What is being asked:
For each line of the data below that holds "this", copy the line.

Records provided:

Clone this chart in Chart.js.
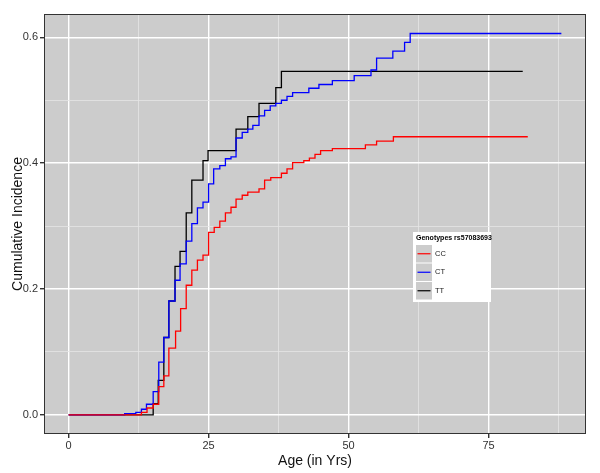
* * *
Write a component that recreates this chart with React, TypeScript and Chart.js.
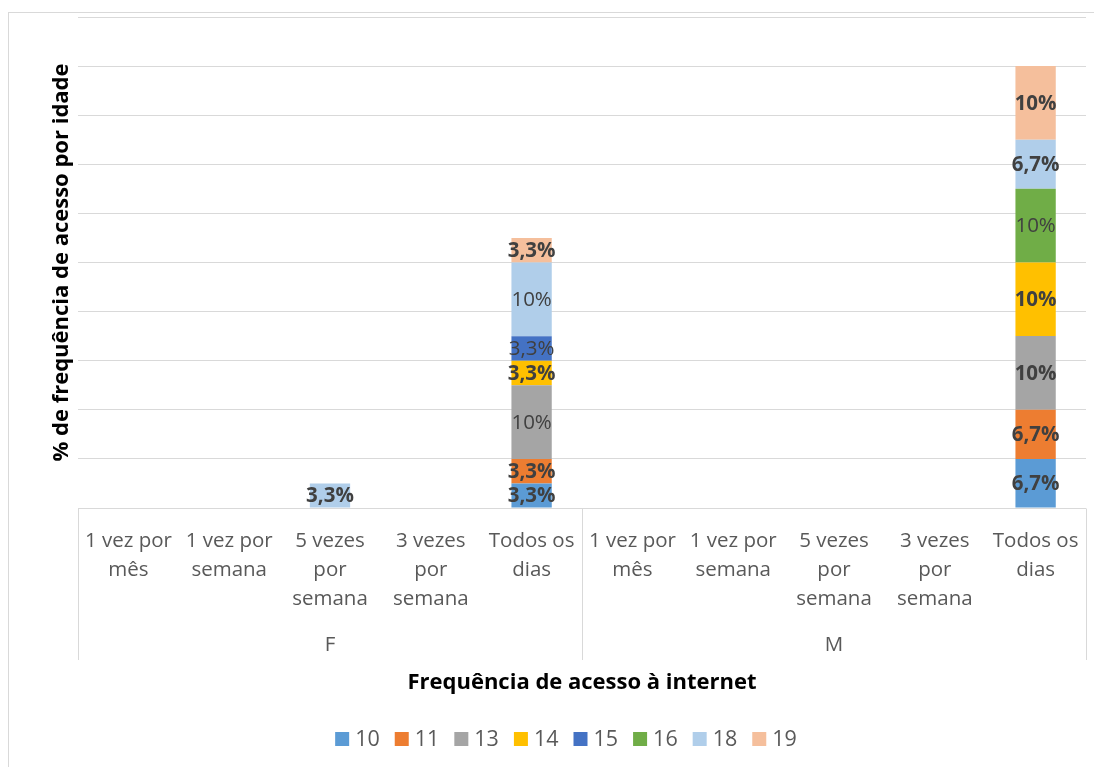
---
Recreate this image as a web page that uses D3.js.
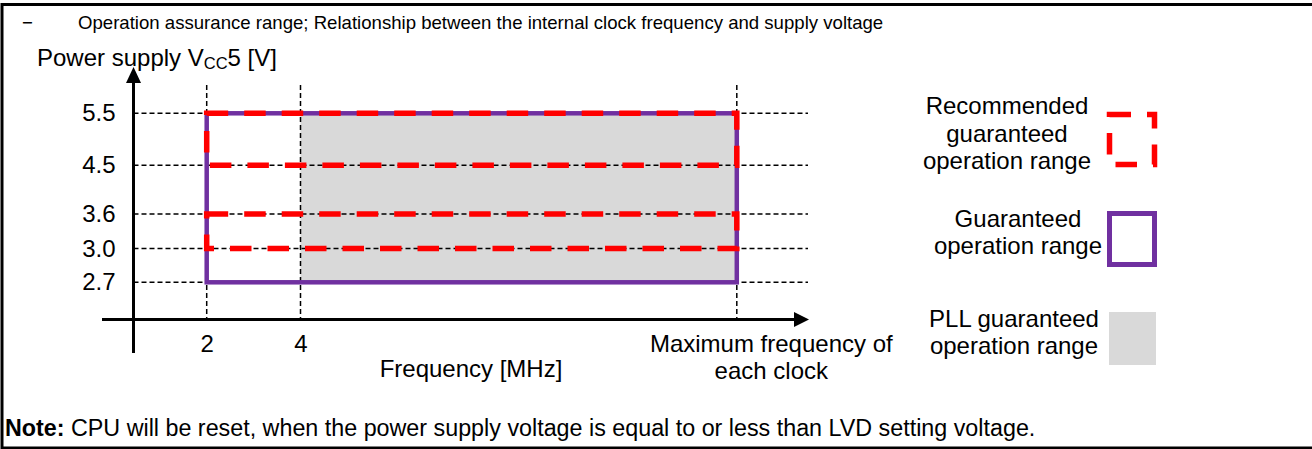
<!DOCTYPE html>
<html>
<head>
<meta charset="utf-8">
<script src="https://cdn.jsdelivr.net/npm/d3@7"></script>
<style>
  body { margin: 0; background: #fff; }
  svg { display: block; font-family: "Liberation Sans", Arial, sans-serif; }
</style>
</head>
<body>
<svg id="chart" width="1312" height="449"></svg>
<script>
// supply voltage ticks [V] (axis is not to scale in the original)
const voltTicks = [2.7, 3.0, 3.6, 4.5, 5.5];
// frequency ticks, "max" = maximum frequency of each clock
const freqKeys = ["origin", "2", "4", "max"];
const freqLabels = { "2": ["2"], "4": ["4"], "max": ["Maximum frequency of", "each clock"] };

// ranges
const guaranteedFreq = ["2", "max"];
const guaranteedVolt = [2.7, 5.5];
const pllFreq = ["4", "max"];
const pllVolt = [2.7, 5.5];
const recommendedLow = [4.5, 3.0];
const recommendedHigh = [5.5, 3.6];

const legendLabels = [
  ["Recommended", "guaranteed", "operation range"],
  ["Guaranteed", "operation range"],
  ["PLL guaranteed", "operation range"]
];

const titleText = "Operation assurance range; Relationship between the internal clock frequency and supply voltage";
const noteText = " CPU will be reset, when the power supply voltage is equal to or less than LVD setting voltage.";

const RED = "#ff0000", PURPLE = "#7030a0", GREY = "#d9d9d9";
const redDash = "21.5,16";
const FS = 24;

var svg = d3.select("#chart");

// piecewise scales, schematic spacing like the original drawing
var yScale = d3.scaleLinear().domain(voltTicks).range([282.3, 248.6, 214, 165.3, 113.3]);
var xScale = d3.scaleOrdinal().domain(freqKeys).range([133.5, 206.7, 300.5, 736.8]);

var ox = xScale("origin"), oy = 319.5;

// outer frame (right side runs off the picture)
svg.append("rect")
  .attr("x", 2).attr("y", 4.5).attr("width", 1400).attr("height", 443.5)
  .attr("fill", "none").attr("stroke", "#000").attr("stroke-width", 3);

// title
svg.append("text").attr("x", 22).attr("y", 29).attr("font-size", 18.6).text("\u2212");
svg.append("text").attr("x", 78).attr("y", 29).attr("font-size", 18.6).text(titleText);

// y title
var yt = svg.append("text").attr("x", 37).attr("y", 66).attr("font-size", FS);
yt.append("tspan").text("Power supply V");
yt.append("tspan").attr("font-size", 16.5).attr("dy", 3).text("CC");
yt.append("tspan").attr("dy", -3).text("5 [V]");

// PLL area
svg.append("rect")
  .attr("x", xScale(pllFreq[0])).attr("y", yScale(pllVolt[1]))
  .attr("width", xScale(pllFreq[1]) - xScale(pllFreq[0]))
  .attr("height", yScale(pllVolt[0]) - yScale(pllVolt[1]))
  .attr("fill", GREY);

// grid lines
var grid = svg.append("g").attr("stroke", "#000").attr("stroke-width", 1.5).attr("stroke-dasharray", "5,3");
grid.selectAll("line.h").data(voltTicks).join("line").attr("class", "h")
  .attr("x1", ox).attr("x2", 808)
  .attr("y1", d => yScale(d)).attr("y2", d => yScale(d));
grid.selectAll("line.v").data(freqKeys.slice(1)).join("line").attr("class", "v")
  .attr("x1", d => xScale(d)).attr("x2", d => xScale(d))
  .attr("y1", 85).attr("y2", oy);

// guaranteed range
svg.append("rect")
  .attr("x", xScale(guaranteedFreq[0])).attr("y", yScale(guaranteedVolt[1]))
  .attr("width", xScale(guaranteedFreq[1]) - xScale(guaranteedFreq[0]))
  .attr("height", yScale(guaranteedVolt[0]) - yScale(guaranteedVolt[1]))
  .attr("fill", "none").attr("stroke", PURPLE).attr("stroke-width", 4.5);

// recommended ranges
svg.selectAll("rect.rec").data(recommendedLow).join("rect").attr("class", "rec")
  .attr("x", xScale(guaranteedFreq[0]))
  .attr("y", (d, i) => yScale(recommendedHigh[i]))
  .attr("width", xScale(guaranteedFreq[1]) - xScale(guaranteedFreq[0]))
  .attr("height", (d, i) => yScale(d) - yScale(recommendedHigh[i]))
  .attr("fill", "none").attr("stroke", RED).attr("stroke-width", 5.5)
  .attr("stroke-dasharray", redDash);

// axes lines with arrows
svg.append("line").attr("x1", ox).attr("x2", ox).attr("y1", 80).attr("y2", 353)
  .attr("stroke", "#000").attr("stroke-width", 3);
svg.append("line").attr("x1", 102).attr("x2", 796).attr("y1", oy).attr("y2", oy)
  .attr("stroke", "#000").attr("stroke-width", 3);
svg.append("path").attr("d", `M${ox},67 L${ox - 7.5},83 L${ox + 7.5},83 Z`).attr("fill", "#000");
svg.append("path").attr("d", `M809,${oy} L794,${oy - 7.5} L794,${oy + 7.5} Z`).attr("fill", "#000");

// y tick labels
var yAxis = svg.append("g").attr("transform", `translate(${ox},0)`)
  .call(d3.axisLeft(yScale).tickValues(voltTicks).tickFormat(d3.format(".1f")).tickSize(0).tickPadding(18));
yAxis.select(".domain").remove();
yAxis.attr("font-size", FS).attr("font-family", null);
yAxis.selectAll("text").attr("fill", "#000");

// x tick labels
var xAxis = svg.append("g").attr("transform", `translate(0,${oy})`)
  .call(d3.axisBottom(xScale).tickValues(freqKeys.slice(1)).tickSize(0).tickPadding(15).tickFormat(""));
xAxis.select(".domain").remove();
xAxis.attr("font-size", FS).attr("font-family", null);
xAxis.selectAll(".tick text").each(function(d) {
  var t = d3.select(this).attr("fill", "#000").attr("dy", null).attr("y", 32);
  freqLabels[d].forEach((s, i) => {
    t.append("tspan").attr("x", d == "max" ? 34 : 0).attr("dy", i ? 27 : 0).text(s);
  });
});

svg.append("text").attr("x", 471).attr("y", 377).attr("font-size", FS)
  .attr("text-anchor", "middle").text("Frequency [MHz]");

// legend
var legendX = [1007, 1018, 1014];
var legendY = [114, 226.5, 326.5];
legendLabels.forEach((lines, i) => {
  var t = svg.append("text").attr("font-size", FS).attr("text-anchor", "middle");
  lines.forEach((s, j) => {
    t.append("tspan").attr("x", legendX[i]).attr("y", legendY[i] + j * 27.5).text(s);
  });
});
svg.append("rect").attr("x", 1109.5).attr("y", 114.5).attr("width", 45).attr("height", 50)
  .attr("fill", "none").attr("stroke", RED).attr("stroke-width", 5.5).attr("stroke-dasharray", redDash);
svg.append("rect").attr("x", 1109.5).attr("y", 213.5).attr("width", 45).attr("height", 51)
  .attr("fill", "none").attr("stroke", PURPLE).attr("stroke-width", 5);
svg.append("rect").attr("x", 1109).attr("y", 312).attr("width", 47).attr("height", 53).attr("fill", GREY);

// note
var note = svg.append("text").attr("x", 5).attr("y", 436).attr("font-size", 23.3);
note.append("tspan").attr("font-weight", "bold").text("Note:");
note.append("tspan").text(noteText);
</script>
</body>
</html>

Exercise answer:
Clone this chart in Chart.js.
Write a component that recreates this chart with React, TypeScript and Chart.js.
Recreate this image as a web page that uses D3.js.
  var t = d3.select(this).attr("fill", "#000").attr("dy", null).attr("y", 32);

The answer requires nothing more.